When I want to splash out… I’ll book a stay in a flash downtown hotel for a night or two. Don’t get me wrong, I love living local in Saigon, but it’s nice to get away every now and then from the constant hum of noise – motorbikes, construction and the occasional late-night karaoke! Lately, my go-to place has been Le Méridien Saigon for its river views, 9th-storey pool and killer buffet breakfast. There’s also always an intriguing restaurant opening up in the city to try, whether it’s an upscale fusion place like Blanc, where you have to order in sign language; or steak cooked on hot rocks at the Deck, accompanied by gorgeous river views.
To get away from the crowds… I’ll follow the Saigon River north of the city centre to Thanh Da, an island just 20 minutes drive from downtown. It looks like the Mekong Delta, with rice fields, palm trees and hammock cafes by the water. Or I’ll drive another 20 minutes to the ritzy An Lam Retreats Saigon River and spend the day by the pool watching barges sailing by while enjoying gourmet Vietnamese cuisine or Western comfort food.
One thing I love about Ho Chi Minh City… is zipping about on my scooter through the city’s many districts. Yes, it’s the worst when you’re caught in a downpour and the streets flood to your calves and rain inevitably finds its way through your raincoat but, usually, there’s a joyous sense of freedom in the choreographed chaos of all the motorbikes.
One thing I hate about Ho Chi Minh City is… the cost of imported foods. Sure, street food is world class and inexpensive, but like most expats, I experience regular cravings for things like cheese, imported steak, cheese, almonds and Doritos (did I mention cheese?) There are speciality stores that sell almost everything you’d want, but I rarely leave without a major dent in my wallet.

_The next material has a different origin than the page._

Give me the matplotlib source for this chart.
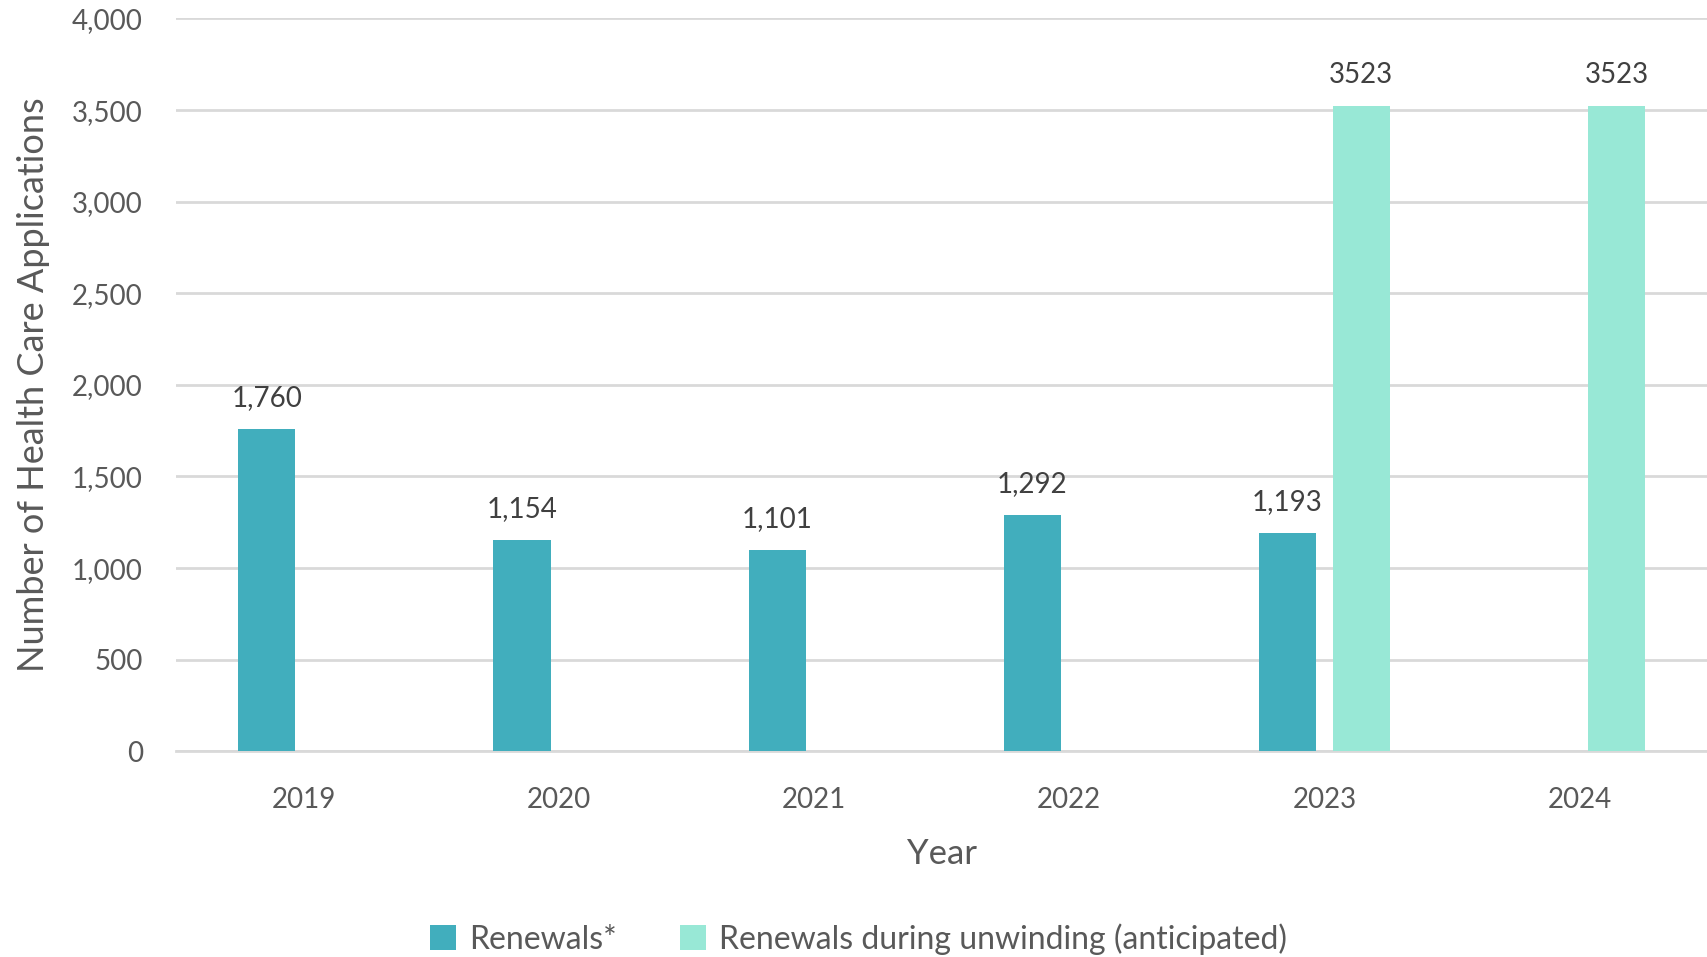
import numpy as np
import matplotlib; matplotlib.use("Agg")
import matplotlib.pyplot as plt
from matplotlib.ticker import FuncFormatter

plt.rcParams["font.family"] = ["Lato", "DejaVu Sans"]

years = ["2019", "2020", "2021", "2022", "2023", "2024"]
renewals = [1760, 1154, 1101, 1292, 1193, np.nan]
anticipated = [np.nan, np.nan, np.nan, np.nan, 3523, 3523]
renewal_labels = ["1,760", "1,154", "1,101", "1,292", "1,193", ""]
anticipated_labels = ["", "", "", "", "3523", "3523"]

c_ren = "#41aebd"
c_ant = "#98e8d6"
txt = "#595959"
grid = "#d9d9d9"

fig = plt.figure(figsize=(17.07, 9.57), dpi=100)
ax = fig.add_axes([0.1033, 0.215, 0.8967, 0.7657])

x = np.arange(len(years))
w = 0.224
off = 0.145
b1 = ax.bar(x - off, renewals, w, color=c_ren, label="Renewals*", zorder=3)
b2 = ax.bar(x + off, anticipated, w, color=c_ant, label="Renewals during unwinding (anticipated)", zorder=3)

for xi, v, lab in zip(x, renewals, renewal_labels):
    if lab:
        ax.text(xi - off, v + 95, lab, ha="center", va="bottom", fontsize=20, color="#404040")
for xi, v, lab in zip(x, anticipated, anticipated_labels):
    if lab:
        ax.text(xi + off, v + 95, lab, ha="center", va="bottom", fontsize=20, color="#404040")

ax.set_xlim(-0.5, len(years) - 0.5)
ax.set_ylim(0, 4000)
ax.set_yticks(np.arange(0, 4001, 500))
ax.yaxis.set_major_formatter(FuncFormatter(lambda v, p: f"{int(v):,}"))
ax.set_xticks(x)
ax.set_xticklabels(years)
ax.grid(axis="y", color=grid, lw=2, zorder=0)
for s in ["top", "right", "left"]:
    ax.spines[s].set_visible(False)
ax.spines["bottom"].set_color(grid)
ax.spines["bottom"].set_linewidth(2)
ax.tick_params(axis="both", length=0, colors=txt, labelsize=20)
ax.tick_params(axis="x", pad=26)
ax.tick_params(axis="y", pad=24)

ax.set_xlabel("Year", fontsize=25, color=txt, labelpad=18)
ax.set_ylabel("Number of Health Care Applications", fontsize=26, color=txt, labelpad=16)

fig.legend(handles=[b1, b2], loc="center", bbox_to_anchor=(0.503, 0.019), ncol=2,
           frameon=False, fontsize=23, labelcolor=txt, handlelength=0.8, handleheight=0.8,
           handletextpad=0.4, columnspacing=2.0)

fig.savefig("out.png", dpi=100)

People in Ho Chi Minh City… are always on the go. Most work six or seven days a week, so the city never really slows down. But while they work hard, they like to play hard, too, leading to a really amazing cafe, restaurant and entertainment scene. Once you break through the initial barrier (knowing a little of the language goes a long way), Saigonese are friendly and open.
When I want to get out of the city… I head to the beach. Saigon is a transport hub, so I can be on the white-sand beaches of Nha Trang to the north or Phu Quoc Island just off the Cambodian coast, or the tiny island of Con Dao (a penal colony during French and American times) in less than an hour by air. Alternatively, the former French playground of Cap St Jacques (now known as Vung Tau) is just a two-hour shuttle ride away, and the sleepy fishing village of Mui Ne is just over fours hours by train.

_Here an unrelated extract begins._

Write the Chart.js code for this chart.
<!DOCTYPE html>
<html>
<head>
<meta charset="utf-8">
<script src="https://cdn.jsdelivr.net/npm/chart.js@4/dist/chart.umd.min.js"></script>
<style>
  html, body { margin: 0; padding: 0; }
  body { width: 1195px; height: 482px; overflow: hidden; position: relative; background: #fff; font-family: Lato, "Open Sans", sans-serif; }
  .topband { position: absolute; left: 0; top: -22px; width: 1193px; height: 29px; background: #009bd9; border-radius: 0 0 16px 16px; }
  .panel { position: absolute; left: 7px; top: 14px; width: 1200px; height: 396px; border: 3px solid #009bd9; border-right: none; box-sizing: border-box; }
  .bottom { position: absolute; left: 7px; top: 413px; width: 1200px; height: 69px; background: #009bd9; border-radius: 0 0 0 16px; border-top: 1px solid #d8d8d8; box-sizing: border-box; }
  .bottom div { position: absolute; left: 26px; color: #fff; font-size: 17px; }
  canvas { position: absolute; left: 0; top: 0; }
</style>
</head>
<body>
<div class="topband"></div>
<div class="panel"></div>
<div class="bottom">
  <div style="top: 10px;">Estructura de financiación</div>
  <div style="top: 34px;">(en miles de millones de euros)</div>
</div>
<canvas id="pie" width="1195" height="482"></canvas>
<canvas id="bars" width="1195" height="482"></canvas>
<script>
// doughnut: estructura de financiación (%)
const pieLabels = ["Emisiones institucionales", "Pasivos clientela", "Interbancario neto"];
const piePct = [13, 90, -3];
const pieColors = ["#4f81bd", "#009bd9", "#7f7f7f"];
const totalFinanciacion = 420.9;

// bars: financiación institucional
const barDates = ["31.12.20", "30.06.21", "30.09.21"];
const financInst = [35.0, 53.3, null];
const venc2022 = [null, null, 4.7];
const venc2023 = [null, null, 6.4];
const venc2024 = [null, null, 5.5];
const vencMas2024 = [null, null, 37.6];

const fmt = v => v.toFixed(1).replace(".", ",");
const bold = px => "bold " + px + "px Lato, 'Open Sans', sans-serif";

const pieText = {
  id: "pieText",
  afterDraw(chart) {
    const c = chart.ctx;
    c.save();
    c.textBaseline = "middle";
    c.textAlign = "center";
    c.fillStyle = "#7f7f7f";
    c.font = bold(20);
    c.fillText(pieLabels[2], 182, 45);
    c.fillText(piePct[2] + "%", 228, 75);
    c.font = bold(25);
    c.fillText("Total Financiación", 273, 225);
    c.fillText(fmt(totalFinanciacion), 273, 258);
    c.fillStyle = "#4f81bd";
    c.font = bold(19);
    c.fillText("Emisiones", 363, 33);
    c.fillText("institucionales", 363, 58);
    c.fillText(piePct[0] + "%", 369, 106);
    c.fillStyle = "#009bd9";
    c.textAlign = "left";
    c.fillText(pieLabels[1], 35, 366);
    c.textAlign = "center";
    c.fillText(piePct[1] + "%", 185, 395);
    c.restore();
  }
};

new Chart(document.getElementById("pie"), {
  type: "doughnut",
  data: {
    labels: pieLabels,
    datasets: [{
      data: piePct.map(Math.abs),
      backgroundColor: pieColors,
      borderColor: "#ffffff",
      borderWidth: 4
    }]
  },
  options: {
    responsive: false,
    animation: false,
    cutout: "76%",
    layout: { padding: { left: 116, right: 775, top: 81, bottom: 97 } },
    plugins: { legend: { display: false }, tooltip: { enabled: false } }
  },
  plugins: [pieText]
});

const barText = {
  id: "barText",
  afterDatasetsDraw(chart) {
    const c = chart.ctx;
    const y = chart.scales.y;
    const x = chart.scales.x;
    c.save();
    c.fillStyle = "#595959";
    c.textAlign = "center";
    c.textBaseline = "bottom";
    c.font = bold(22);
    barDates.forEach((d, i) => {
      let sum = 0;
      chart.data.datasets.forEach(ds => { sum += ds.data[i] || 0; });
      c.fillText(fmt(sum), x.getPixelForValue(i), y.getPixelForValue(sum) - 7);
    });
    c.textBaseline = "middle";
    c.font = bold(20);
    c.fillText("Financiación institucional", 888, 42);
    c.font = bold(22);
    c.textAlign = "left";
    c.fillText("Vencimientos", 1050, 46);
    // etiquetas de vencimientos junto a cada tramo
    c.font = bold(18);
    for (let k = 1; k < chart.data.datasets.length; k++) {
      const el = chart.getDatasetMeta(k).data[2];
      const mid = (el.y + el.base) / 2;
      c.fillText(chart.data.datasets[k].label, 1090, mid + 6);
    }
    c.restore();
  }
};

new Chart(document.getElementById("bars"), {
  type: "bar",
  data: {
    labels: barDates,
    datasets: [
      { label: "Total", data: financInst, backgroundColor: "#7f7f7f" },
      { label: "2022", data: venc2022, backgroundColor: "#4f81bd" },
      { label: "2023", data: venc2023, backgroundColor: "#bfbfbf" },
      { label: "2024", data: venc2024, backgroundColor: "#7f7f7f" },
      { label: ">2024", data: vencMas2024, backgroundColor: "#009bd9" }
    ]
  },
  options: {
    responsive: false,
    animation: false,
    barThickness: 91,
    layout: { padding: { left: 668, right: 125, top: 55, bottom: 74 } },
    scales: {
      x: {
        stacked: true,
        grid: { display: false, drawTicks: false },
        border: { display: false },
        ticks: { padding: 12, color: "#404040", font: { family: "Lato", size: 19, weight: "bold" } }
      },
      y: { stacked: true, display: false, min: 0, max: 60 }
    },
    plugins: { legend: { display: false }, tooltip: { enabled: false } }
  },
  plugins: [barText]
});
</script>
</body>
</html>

I'm useless in the morning without coffee… which is why HCMC's tremendous cafe scene is a godsend. Being a freelance writer and photographer, I’m continuously looking for inspiration or simply an excuse to break up my day. Saigon delivers big time, whether it’s a traditional drip coffee with condensed milk sipped while perched on a plastic stool in the shadow of Notre Dame Cathedral, or a mug of single-origin hot chocolate from the Mekong Delta in the stylish surrounds of Maison Saigon Marou.

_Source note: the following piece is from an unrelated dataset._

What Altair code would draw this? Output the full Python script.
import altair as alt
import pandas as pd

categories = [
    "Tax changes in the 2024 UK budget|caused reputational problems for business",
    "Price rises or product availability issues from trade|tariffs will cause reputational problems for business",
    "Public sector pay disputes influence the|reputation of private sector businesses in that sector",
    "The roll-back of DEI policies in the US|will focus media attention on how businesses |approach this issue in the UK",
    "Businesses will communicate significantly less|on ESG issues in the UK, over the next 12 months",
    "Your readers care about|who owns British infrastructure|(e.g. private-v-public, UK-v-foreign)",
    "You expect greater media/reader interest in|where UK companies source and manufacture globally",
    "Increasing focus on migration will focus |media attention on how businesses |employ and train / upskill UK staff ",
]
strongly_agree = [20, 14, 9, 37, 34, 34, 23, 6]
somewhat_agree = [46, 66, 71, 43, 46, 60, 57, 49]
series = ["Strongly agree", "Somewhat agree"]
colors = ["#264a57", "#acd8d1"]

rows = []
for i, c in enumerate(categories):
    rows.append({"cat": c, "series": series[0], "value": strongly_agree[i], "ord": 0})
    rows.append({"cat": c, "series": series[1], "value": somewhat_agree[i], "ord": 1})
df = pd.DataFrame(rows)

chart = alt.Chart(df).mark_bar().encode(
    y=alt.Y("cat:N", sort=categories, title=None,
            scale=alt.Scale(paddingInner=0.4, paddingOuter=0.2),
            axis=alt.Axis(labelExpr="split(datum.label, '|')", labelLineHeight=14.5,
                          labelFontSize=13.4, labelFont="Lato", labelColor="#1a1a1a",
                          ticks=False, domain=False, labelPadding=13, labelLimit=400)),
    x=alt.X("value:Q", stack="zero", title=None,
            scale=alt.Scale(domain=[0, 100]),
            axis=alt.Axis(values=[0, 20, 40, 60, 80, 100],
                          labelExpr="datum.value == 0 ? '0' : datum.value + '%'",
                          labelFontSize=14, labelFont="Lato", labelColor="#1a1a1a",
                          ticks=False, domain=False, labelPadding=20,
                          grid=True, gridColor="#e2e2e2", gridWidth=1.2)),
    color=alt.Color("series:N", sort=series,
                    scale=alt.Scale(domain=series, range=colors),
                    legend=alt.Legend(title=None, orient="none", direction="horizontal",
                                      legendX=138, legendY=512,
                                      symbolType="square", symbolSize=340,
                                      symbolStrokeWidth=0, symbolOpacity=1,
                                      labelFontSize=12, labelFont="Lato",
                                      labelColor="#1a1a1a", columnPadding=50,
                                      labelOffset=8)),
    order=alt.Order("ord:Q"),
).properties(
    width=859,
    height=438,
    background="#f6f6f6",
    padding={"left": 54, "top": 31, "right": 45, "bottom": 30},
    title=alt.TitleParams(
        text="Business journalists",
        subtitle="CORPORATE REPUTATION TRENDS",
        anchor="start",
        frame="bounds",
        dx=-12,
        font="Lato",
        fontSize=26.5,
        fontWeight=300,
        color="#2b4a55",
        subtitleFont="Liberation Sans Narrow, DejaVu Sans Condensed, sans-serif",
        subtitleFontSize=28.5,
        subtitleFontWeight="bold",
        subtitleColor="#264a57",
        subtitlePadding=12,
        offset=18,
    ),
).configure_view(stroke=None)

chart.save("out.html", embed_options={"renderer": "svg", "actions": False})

I know Ho Chi Minh City is home… because I’m not afraid of getting lost in its endless maze of alleyways. Navigating can be a nightmare because streets are mostly named after Vietnamese historical figures, each name having at least three parts (first, middle and last name). To make matters worse, the same street names are often used in multiple city districts, so you really have to know where you’re going.